I KNOW THE MOMENT my heart busted during the funeral yesterday of an elderly lady I never met.
By “busted,” I mean a physical change in my chest.
It felt like a surge of blood, adrenalin, or something hot rushing into every artery, vein, and vessel of my chest. Instantly, my chest felt heavy and pushed out.
With it gushed a wave of emotion so strong that I feared I would let a sob slip out.
It has happened once before—as I listened to a song of faith while sitting in church beside my dad, who was fighting non-Hodgkin’s lymphoma.
It was embarrassing. But authentic.
The surge at the funeral didn’t happen:
- During the music, though I enjoyed it. Friends of mine did the singing.
- When the minister told stories of the lady’s hard life, and of her love for her grandkids.
- When the minister read Bible passages about healing, and a quote about patience, unresolved problems, and unanswered questions. That’s when it became clear to me that the lady died before making peace with her children.
I don’t know that this is the case. But that’s the industrial strength feeling I got.
I knew that the lady’s daughter had endured a lifetime of difficulties with her mother. The daughter is a friend of mine.
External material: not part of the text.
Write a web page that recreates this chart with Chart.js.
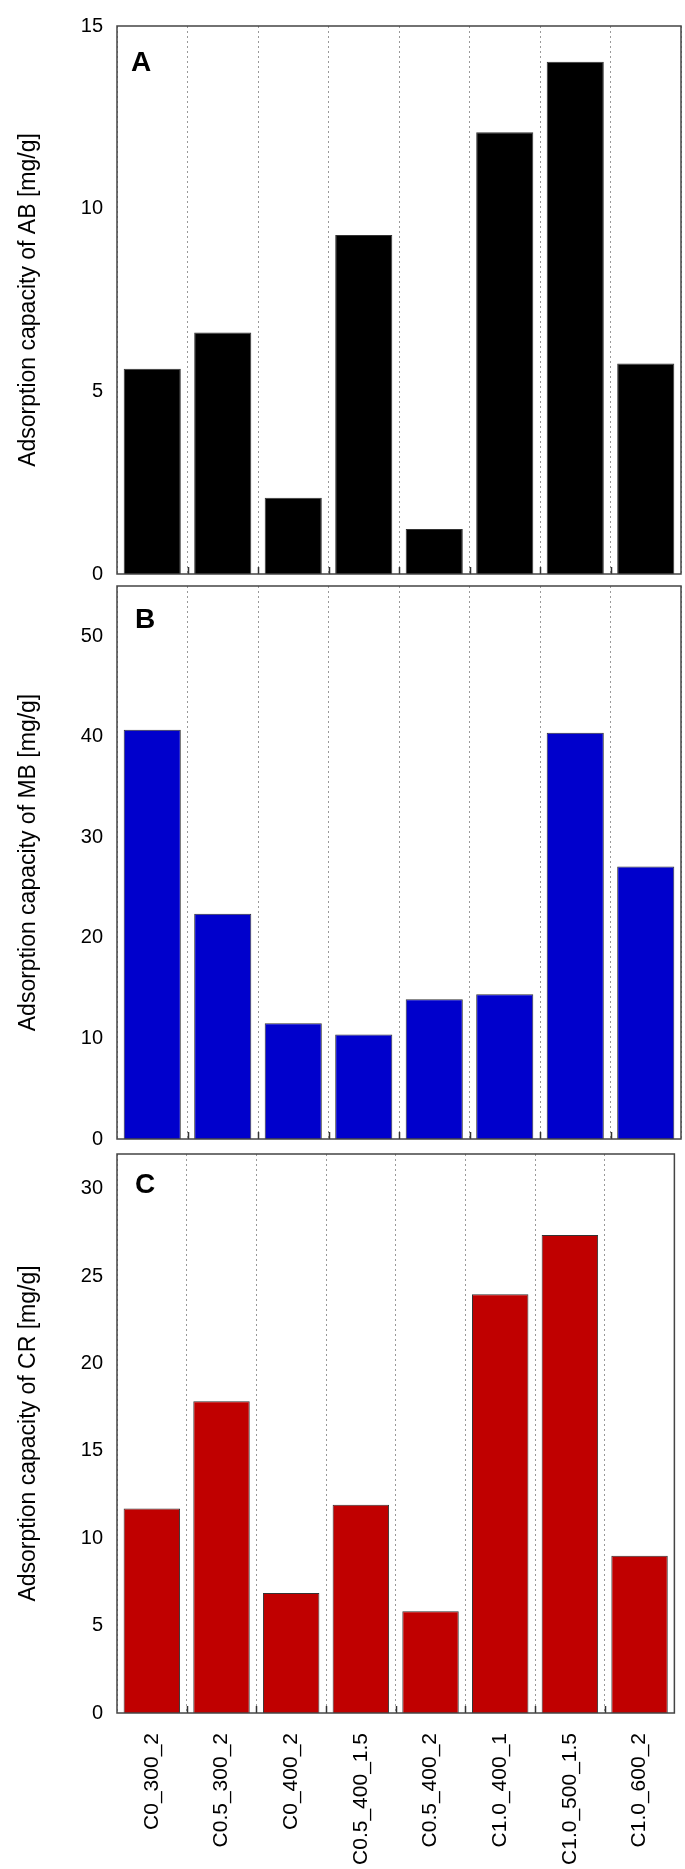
<!DOCTYPE html>
<html>
<head>
<meta charset="utf-8">
<script src="https://cdn.jsdelivr.net/npm/chart.js@4.4.1/dist/chart.umd.min.js"></script>
<style>
  body { margin: 0; background: #fff; width: 685px; height: 1869px; position: relative; overflow: hidden; }
  canvas { position: absolute; left: 0; }
</style>
</head>
<body>
<canvas id="chartA" width="685" height="600" style="top:0px"></canvas>
<canvas id="chartB" width="685" height="605" style="top:560px"></canvas>
<canvas id="chartC" width="685" height="741" style="top:1128px"></canvas>
<script>
// sample names (x categories)
const samples = ['C0_300_2', 'C0.5_300_2', 'C0_400_2', 'C0.5_400_1.5', 'C0.5_400_2', 'C1.0_400_1', 'C1.0_500_1.5', 'C1.0_600_2'];

// adsorption capacities, mg/g
const abCapacity = [5.62, 6.61, 2.09, 9.28, 1.23, 12.09, 14.02, 5.76];
const mbCapacity = [40.7, 22.4, 11.5, 10.4, 13.9, 14.4, 40.4, 27.1];
const crCapacity = [11.7, 17.85, 6.87, 11.92, 5.82, 23.97, 27.37, 9.0];

// y tick labels
const abTicks = [0, 5, 10, 15];
const mbTicks = [0, 10, 20, 30, 40, 50];
const crTicks = [0, 5, 10, 15, 20, 25, 30];

Chart.defaults.font.family = "'Liberation Sans', Arial, sans-serif";
Chart.defaults.color = '#000';

// plot frame, inner ticks at bottom, panel letter
const framePlugin = {
  id: 'frame',
  afterDatasetsDraw(chart, args, opts) {
    const { ctx, chartArea: a } = chart;
    const n = chart.data.labels.length;
    const step = (a.right - a.left) / n;
    ctx.save();
    ctx.strokeStyle = '#333';
    ctx.lineWidth = 1.5;
    ctx.beginPath();
    for (let k = 1; k < n; k++) {
      const x = Math.round(a.left + k * step) + 0.5;
      ctx.moveTo(x, a.bottom);
      ctx.lineTo(x, a.bottom - 7);
    }
    ctx.stroke();
    ctx.strokeStyle = '#444';
    ctx.lineWidth = 1.5;
    ctx.strokeRect(a.left, a.top, a.right - a.left, a.bottom - a.top);
    ctx.fillStyle = '#000';
    ctx.font = "bold 28px 'Liberation Sans', Arial, sans-serif";
    ctx.fillText(opts.letter, a.left + opts.dx, a.top + opts.dy);
    ctx.restore();
  }
};

function makePanel(id, values, color, yMax, yTicks, title, letter, pad, xHeight, letterPos) {
  const showLabels = xHeight > 0;
  return new Chart(document.getElementById(id), {
    type: 'bar',
    data: {
      labels: samples,
      datasets: [{
        data: values,
        backgroundColor: color,
        borderColor: '#333',
        borderWidth: 1,
        barPercentage: 0.81,
        categoryPercentage: 1
      }]
    },
    options: {
      responsive: false,
      animation: false,
      layout: { padding: pad },
      plugins: {
        legend: { display: false },
        tooltip: { enabled: false },
        frame: { letter: letter, dx: letterPos[0], dy: letterPos[1] }
      },
      scales: {
        x: {
          grid: { color: '#999', lineWidth: 1, drawTicks: false, offset: true },
          border: { display: false, dash: [2, 3] },
          ticks: {
            display: showLabels,
            autoSkip: false,
            minRotation: 90,
            maxRotation: 90,
            padding: 20,
            font: { size: 21 },
            color: '#000'
          },
          afterFit: s => { s.height = xHeight; }
        },
        y: {
          min: 0,
          max: yMax,
          afterBuildTicks: s => { s.ticks = yTicks.map(v => ({ value: v })); },
          afterFit: s => { s.width = 117; },
          grid: { display: false, drawTicks: false },
          border: { display: false },
          ticks: { padding: 14, font: { size: 20 }, color: '#000' },
          title: {
            display: true,
            text: title,
            font: { size: 23 },
            color: '#000',
            padding: { top: 15, bottom: 0 }
          }
        }
      }
    },
    plugins: [framePlugin]
  });
}

makePanel('chartA', abCapacity, '#000000', 15, abTicks, 'Adsorption capacity of AB [mg/g]', 'A',
  { top: 13, bottom: 23, left: 0, right: 4 }, 0, [14, 45]);
makePanel('chartB', mbCapacity, '#0000cc', 55, mbTicks, 'Adsorption capacity of MB [mg/g]', 'B',
  { top: 20, bottom: 20, left: 0, right: 4 }, 0, [18, 42]);
makePanel('chartC', crCapacity, '#c00000', 32, crTicks, 'Adsorption capacity of CR [mg/g]', 'C',
  { top: 20, bottom: 0, left: 0, right: 4 }, 156, [18, 39]);
</script>
</body>
</html>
A sweet and tender-hearted soul.
Clearly, it seemed to me, all of the lady’s children had similar stories of brokenness.
I reached the conclusion somewhere during the one-hour service that we were burying a lady who was hard to love.
The pastor quoted her kids as saying she lived by a set of rules.
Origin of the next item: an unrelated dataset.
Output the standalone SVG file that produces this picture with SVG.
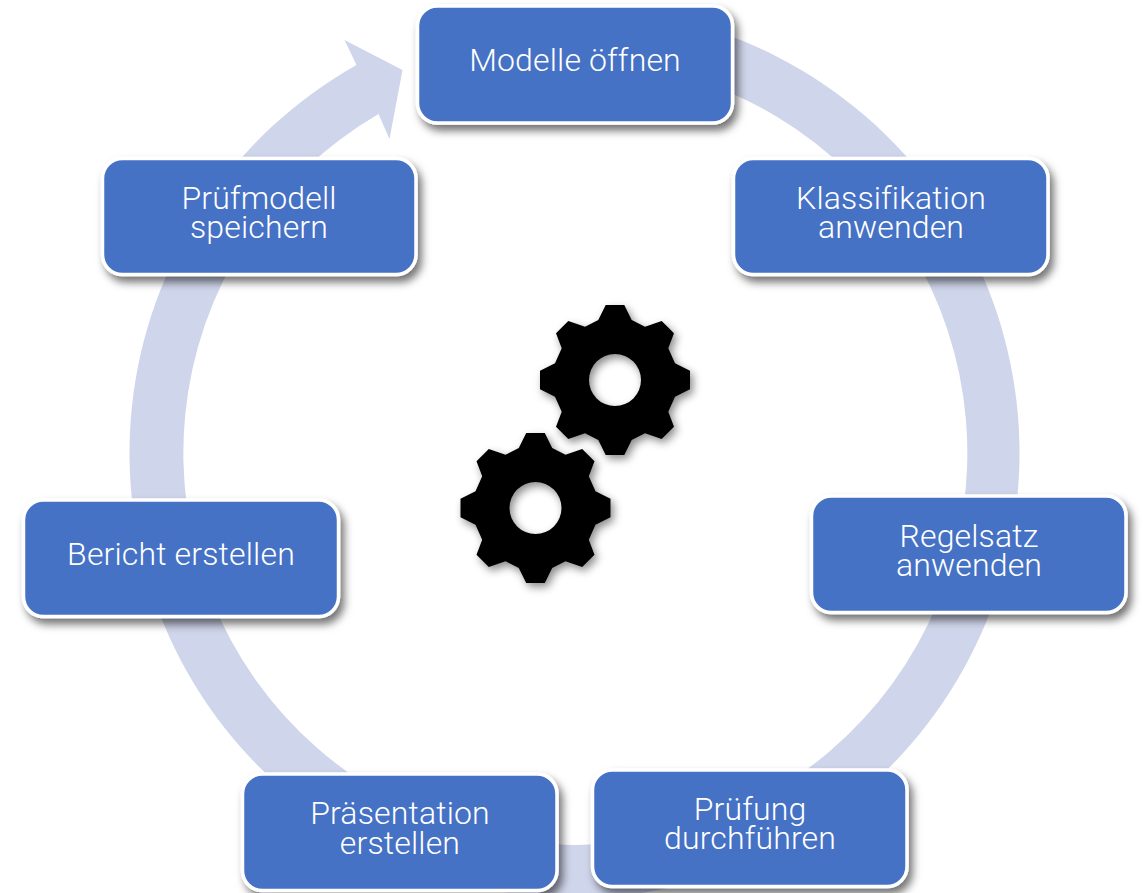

The journalist in me thought of a follow up question: Whose rules?
The surge
Here’s when my heart broke and I feared I’d let loose a sob.
The pastor read a fictional letter—as though the lady was writing from heaven.
In this letter, the lady said to her grown children words I presume she had not said in life.
- I’m sorry for anything I did that hurt you.
- You are wonderful; all of you are my favorites.
- I love you.
Oh my goodness.
The pastor had to speak these words for a dead woman?
I wasn’t feeling for the dead lady, sorry to admit. Frankly, I got the sense that this was a woman best avoided.
I’m not even sure I was hurting this extra hurt for my friend and her siblings, all of whom wept as the pastor read the fictional letter.
I was hurting for myself and for some people close to me.
I know a mother like this.
She fills her space like a black hole, sucking the joy out of everything nearby.
This could have been her funeral.
Over the years, I have marveled at this woman’s grown children.
They treat her like the mother they wish they had, instead of the mother they got.
That’s where it all leads today.
Grace.
I love a scholar friend’s definition of grace, Dr. Roger Hahn, a Bible prof at Nazarene Theological Seminary. He was teaching a Bible study session in church and he kept using the word. So I interrupted him and asked him to define it.
His definition went something like this:
Grace is God accepting us where we are, but unwilling to leave us there.
When it comes to grown kids with a sourpuss of a parent, grace is accepting that sourpuss, but treating her as though lemonade is on the menu.
And when the sourpuss leaves a sourpuss, grace is accepting the history of it, and stepping into a future world where people are kind to one another.
As Paul put it in a goodbye sermon to folks he said would never see him alive again:
“I am putting you in the care of God and the message about his grace. It is able to give you strength, and it will give you the blessings God has for all his holy people.”
Acts 20:32 NCV
Grace ahead.
PS. My friend read this blog post last night and gave me her blessing to run it. She said it made her cry. I figured it would. But I also figured it might help some other grown up kids. One more thing: my friend passed along this advice that she says saved her sanity, “Some people are like an abstract painting…much easier to love from a distance.”
barbara
I was at a loss yesterday to figure out how our friend was able to become such a loving soul. Sorrow is almost always present at funerals but her Grace was so glaring I felt overwhelmed by it. Amazed at how crappy situations can turn people into marvelous human beings.
Stephen M. Miller
It is odd. Mean parents can produce kind kids. It’s like flipping a coin. I’ve seen that up close, in my extended family. I wonder about the science–the psychology–behind that. Perhaps that would help me better understand the God part of the puzzle.
Wayne Sacchi
Beautiful writing Stephen…Thank you!
Stephen M. Miller
Thanks, Wayne. I wrote that while I was feeling it. That makes all the difference.